*Data extract*
==============================
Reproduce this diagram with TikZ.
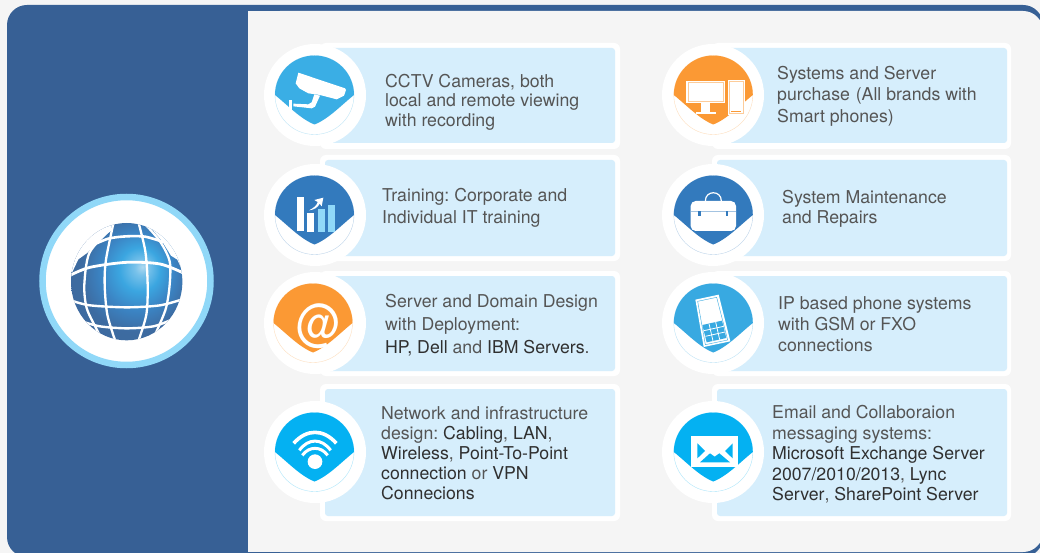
\documentclass[tikz,border=0pt]{standalone}
\usepackage{fontspec}
\setmainfont{TeX Gyre Heros}
\frenchspacing
\definecolor{pagebg}{HTML}{F5F5F5}
\definecolor{panelblue}{HTML}{376095}
\definecolor{ringblue}{HTML}{90D8F8}
\definecolor{cardblue}{HTML}{D6EEFC}
\definecolor{skyblue}{HTML}{3AAEE5}
\definecolor{midblue}{HTML}{337ABD}
\definecolor{orangeb}{HTML}{FB9934}
\definecolor{cyanb}{HTML}{04B1F2}
\definecolor{phoneb}{HTML}{38A9E1}
\definecolor{txtlight}{HTML}{555555}
\definecolor{txtdark}{HTML}{303030}
\newcommand{\dk}[1]{\textcolor{txtdark}{#1}}
\pgfdeclareradialshading{globeball}{\pgfpoint{7bp}{6bp}}{%
  rgb(0bp)=(0.68,0.85,0.94);
  rgb(3bp)=(0.47,0.76,0.92);
  rgb(9bp)=(0.23,0.65,0.88);
  rgb(16bp)=(0.23,0.52,0.77);
  rgb(24bp)=(0.24,0.42,0.63);
  rgb(50bp)=(0.24,0.40,0.61)}
\tikzset{
  x=1pt,y=-1pt,
  cardouter/.style={fill=white,rounded corners=6pt},
  cardinner/.style={fill=cardblue,rounded corners=3pt},
  badge/.style={circle,fill=white,minimum size=102pt,inner sep=0pt},
  cardtext/.style={anchor=west,inner sep=0pt,align=left,text=txtlight,font=\fontsize{17.7}{#1}\selectfont},
  gridline/.style={draw=white,line width=2.3pt},
}
\newcommand{\leafbadge}[3]{%
  \begin{scope}[shift={(#1,#2)}]
    \draw[#3!35!white,line width=0.35pt] (0,0) circle[radius=39.5];
    \fill[#3] (-39.5,0) arc[start angle=180,end angle=360,radius=39.5]
      .. controls (27,10) and (14,24) .. (0,29.5)
      .. controls (-14,24) and (-27,10) .. (-39.5,0) -- cycle;
  \end{scope}}
\begin{document}
\begin{tikzpicture}
\path[use as bounding box,clip] (0,0) rectangle (1040,553);
\fill[pagebg] (0,0) rectangle (1040,553);
% frame
\fill[panelblue,rounded corners=20pt] (7,5) rectangle (1043,557);
\fill[pagebg,rounded corners=20pt] (260,11) rectangle (1043,552);
\fill[pagebg] (248,11) rectangle (300,552);
% cards left
\fill[cardouter] (320,43) rectangle (620,149);
\fill[cardinner] (325,48) rectangle (615,143);
\fill[cardouter] (320,155) rectangle (620,261);
\fill[cardinner] (325,160) rectangle (615,256);
\fill[cardouter] (320,271) rectangle (620,376);
\fill[cardinner] (325,276) rectangle (615,371);
\fill[cardouter] (320,384) rectangle (620,521);
\fill[cardinner] (325,389) rectangle (615,516);
% cards right
\fill[cardouter] (712,43) rectangle (1011,149);
\fill[cardinner] (717,48) rectangle (1007,143);
\fill[cardouter] (712,155) rectangle (1011,261);
\fill[cardinner] (717,160) rectangle (1007,256);
\fill[cardouter] (712,271) rectangle (1011,376);
\fill[cardinner] (717,276) rectangle (1007,371);
\fill[cardouter] (712,384) rectangle (1011,521);
\fill[cardinner] (717,389) rectangle (1007,516);
% badges
\node[badge] (b1) at (315,95) {};
\node[badge] (b2) at (315,215) {};
\node[badge] (b3) at (315,323) {};
\node[badge] (b4) at (315,452) {};
\node[badge] (b5) at (713,95) {};
\node[badge] (b6) at (713,215) {};
\node[badge] (b7) at (713,323) {};
\node[badge] (b8) at (713,452) {};
\leafbadge{314.5}{95}{skyblue}
\leafbadge{314.5}{215}{midblue}
\leafbadge{313}{323}{orangeb}
\leafbadge{314.5}{452}{cyanb}
\leafbadge{713.3}{95}{orangeb}
\leafbadge{713.3}{215}{midblue}
\leafbadge{713.3}{323}{phoneb}
\leafbadge{713.3}{452}{cyanb}
% camera
\begin{scope}[shift={(265,45)},scale=1/3]
  \fill[white] (100,83) -- (240,130) -- (243,135) -- (237,152) -- (215,163) -- (165,150) -- (130,145) -- (103,130) -- (92,115) -- cycle;
  \fill[white] (148,148) -- (165,152) -- (150,185) -- (140,190) -- (85,184) -- (85,176) -- (130,178) -- (140,172) -- cycle;
  \fill[white] (72,165) rectangle (80,205);
\end{scope}
% bars
\begin{scope}[shift={(265,165)},scale=1/3]
  \fill[white] (97,96) rectangle (117,198);
  \fill[white] (127,143) rectangle (147,200);
  \fill[ringblue] (159,132) rectangle (179,200);
  \fill[ringblue] (190,120) rectangle (210,200);
  \fill[white] (132,136) .. controls (148,128) and (156,120) .. (158,111) -- (148,105) -- (175,98) -- (170,124) -- (164,116) .. controls (158,128) and (148,134) .. (132,136) -- cycle;
\end{scope}
% at sign
\node[inner sep=0pt,text=white,font=\fontsize{44}{44}\selectfont] (atsign) at (319,326.5) {\scalebox{1}[1.16]{@}};
% wifi
\begin{scope}[shift={(265,402)},scale=1/3]
  \draw[white,line width=3.6pt] (86,124) .. controls (125,80) and (175,80) .. (214,124);
  \draw[white,line width=3pt] (103,145) .. controls (130,108) and (170,108) .. (197,145);
  \draw[white,line width=3pt] (112,160) .. controls (132,132) and (168,132) .. (188,160);
  \fill[white] (150,179) circle[radius=22];
\end{scope}
% monitor
\begin{scope}[shift={(663,45)},scale=1/3]
  \fill[white] (70,108) rectangle (187,175);
  \draw[orangeb!50!white,line width=0.5pt] (75,113) rectangle (182,170);
  \fill[white] (115,175) rectangle (140,203);
  \fill[white] (98,202) rectangle (158,207);
  \fill[white] (196,105) rectangle (246,210);
  \draw[orangeb!50!white,line width=0.4pt] (200,109) rectangle (242,206);
  \draw[orangeb,line width=0.8pt] (205,198) -- (233,198);
\end{scope}
% briefcase
\begin{scope}[shift={(640,0)},scale=1/3]
  \fill[white,rounded corners=5pt] (152,603) rectangle (288,693);
  \draw[white,line width=1.2pt] (196,603) .. controls (196,570) and (244,570) .. (244,603);
  \draw[midblue!45!white,line width=0.4pt] (152,634) -- (288,634);
  \fill[midblue] (175,634) rectangle (182,648);
  \fill[midblue] (258,634) rectangle (265,648);
\end{scope}
% phone
\begin{scope}[shift={(663,273)},scale=1/3]
  \fill[white] (97,80) -- (167,65) -- (202,205) -- (122,222) -- cycle;
  \draw[phoneb,line width=0.4pt] (104,85) -- (161,73) -- (194,201) -- (127,215) -- cycle;
  \fill[phoneb] (118,156) -- (177,143) -- (190,195) -- (131,208) -- cycle;
  \draw[white,line width=0.8pt] (138,152) -- (150,204);
  \draw[white,line width=0.8pt] (158,147) -- (170,200);
  \draw[white,line width=0.8pt] (123,173) -- (182,160);
  \draw[white,line width=0.8pt] (127,190) -- (186,177);
\end{scope}
% envelope
\begin{scope}[shift={(640,270)},scale=1/3]
  \fill[white] (153,498) rectangle (295,592);
  \fill[cyanb] (172,520) -- (195,543) -- (172,565) -- cycle;
  \fill[cyanb] (278,520) -- (255,543) -- (278,565) -- cycle;
  \fill[cyanb] (180,577) -- (210,550) -- (224,560) -- (238,550) -- (270,577) -- cycle;
\end{scope}
% globe
\node[circle,fill=white,draw=ringblue,line width=6.5pt,minimum size=168pt,inner sep=0pt] (globe) at (126.5,281) {};
\begin{scope}[shift={(70,218)},scale=1/3]
  \begin{scope}
    \clip (170,191) ellipse[x radius=167,y radius=176];
    \shade[shading=globeball] (0,8) rectangle (340,372);
    \draw[gridline,line width=2.6pt] plot[smooth] coordinates {(60,85) (115,62) (170,55) (225,56) (280,72)};
    \draw[gridline,line width=2.8pt] plot[smooth] coordinates {(0,172) (60,148) (170,133) (270,138) (340,165)};
    \draw[gridline,line width=2.4pt] plot[smooth] coordinates {(5,248) (60,262) (170,268) (270,262) (340,243)};
    \draw[gridline,line width=2.4pt] plot[smooth] coordinates {(35,310) (90,325) (170,331) (250,325) (305,305)};
    \draw[gridline] plot[smooth] coordinates {(132,8) (108,125) (104,200) (112,290) (137,372)};
    \draw[gridline] plot[smooth] coordinates {(204,8) (226,100) (233,200) (229,290) (204,372)};
    \draw[gridline] plot[smooth] coordinates {(115,40) (58,105) (43,200) (50,270) (78,330) (100,372)};
    \draw[gridline] plot[smooth] coordinates {(225,18) (270,70) (299,130) (299,200) (288,270) (262,335) (245,372)};
    \fill[white] (0,0) -- (129,0) -- (122,40) -- (115,44) -- (78,75) -- (58,98) -- (50,106) -- (25,124) -- (8,160) -- (0,170) -- cycle;
    \fill[white] (210,0) -- (212,12) -- (240,25) -- (258,48) -- (275,68) -- (303,113) -- (322,125) -- (337,158) -- (345,158) -- (345,0) -- cycle;
  \end{scope}
\end{scope}
% texts
\node[cardtext=19.5] (t1) at (385,102) {CCTV Cameras, both\\local and remote viewing\\with recording};
\node[cardtext=22] (t2) at (382,208) {Training: Corporate and\\Individual IT training};
\node[cardtext=23] (t3) at (385,325) {Server and Domain Design\\with Deployment:\\\dk{HP, Dell} and \dk{IBM Servers}.};
\node[cardtext=20] (t4) at (381,453) {Network and infrastructure\\design: \dk{Cabling}, \dk{LAN},\\\dk{Wireless}, \dk{Point-To-Point}\\\dk{connection} or \dk{VPN}\\\dk{Connecions}};
\node[cardtext=21.5] (t5) at (777,96) {Systems and Server\\purchase\hspace{1pt} (All brands with\\Smart phones)};
\node[cardtext=20] (t6) at (782,209) {System Maintenance\\and Repairs};
\node[cardtext=21] (t7) at (778,324.5) {IP based phone systems\\with GSM or FXO\\connections};
\node[cardtext=20.5] (t8) at (772,454.5) {Email and Collaboraion\\messaging systems:\\\dk{Microsoft Exchange Server}\\\dk{2007/2010/2013}, \dk{Lync}\\\dk{Server}, \dk{SharePoint Server}};
\end{tikzpicture}
\end{document}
==============================
*Challenge*
Find how many lines in the material hold the word "with" and state that number alone.

*Output below*
5